As the airport security lady snarled at me and stole my toothpaste, I thought again about our government's current airport security charade.

Notwithstanding the obvious ridiculousness of the screening process to get to the gates (you know, scan the bags but not the people, so you can put stuff in your pockets but not in your backpacks...) or the fact that we're spending billions and billions of dollars to hire people to tell us to take off our shoes and buy expensive machinery that most of those people can't seem to work...

Notwithstanding the speeches made by Bin Laden and other Al Queda leaders who said the goal is not to kill us all, but to make us afraid, and then drain our economy as we uselessly attempt to fight not the enemy, but the fear... You know, like they did to Russia twenty years ago, causing a total economic and political collapse...

Notwithstanding that apparently airplanes can handle 2.5 ounces of liquid explosives, but not 3, and that if that's the case, two people couldn't combine their 2.5 ounces to come up with 5...

Notwithstanding all of that, our law system is allegedly set up based on the idea that we are considered innocent until proven guilty. This airport business is the other way around, though. They're assuming we're guilty and we have to prove our innnocence.

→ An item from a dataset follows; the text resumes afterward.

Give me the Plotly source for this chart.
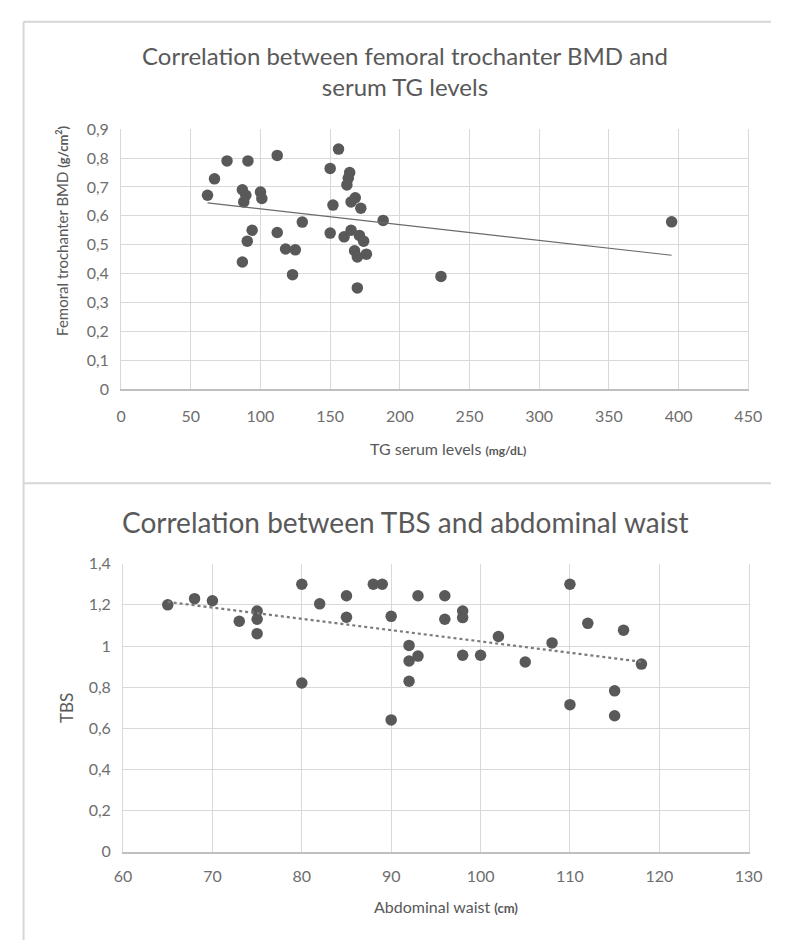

Maybe some think its wise, and I obviously disagree, but it's definitely not constitutional.

To me, a trip to the airport serves again to remind me that control is nothing but an elusive idol and fear does nothing but cripple. Like traffic, cancer, reality tv and indigestion, this is just another thing that makes me long for my real home.
Tuesday
Nov282006

a wonderful sadness

I'm sitting in a hotel in Houston. The bus has left for Dallas with the rest of the gang. I've been on the tour for two days and it was so hard to leave! Getting to spend my days with some of my best friends, playing music and seeing the country. Few things are better than that. But being with my family as we grow is one of those things.

Randall and I were walking away as the bus pulled out and we were both feeling the same. A wonderful sadness. The ache of saying goodbye to something you were blessed to have had.

(STT: 648,750)
Monday
Nov272006

corporate sponsorship

First off, I would like to publicly thank my corporate sponsor, the Vicks Corporation, (and primarily their products NyQuil and DayQuil) for making my days on this tour possible. And by that I mean that I've been sick as a dog and primarily existing solely on the afore-mentioned digestibles.

I've been out on the tour for two days now and it's been great. We played the first of two shows in Houston last night and are about to soundcheck for #2. I left my Strat at home accidentally, which I can not believe, but Andy Gullahorn brought an old Strat his dad bought him at an FBI auction years ago. It has one of those 80's bridges with the whammy bar and, providentially, the house sound guy was a guitar tech as well and taught me about the springs in the back of the guitars and how to "lock down" the bridge. It worked and was fun to learn. And the guitar is blue.

Randall Goodgame showed up last night through some random coincidences and played last night's show and tonight's as well. Turns out he's on the same flight home as I am tomorrow, which is great. I get back to Nashville tomorrow at noon. I'll be sad to leave the tour, but very glad to be back home.

All right, I have to go soundcheck now.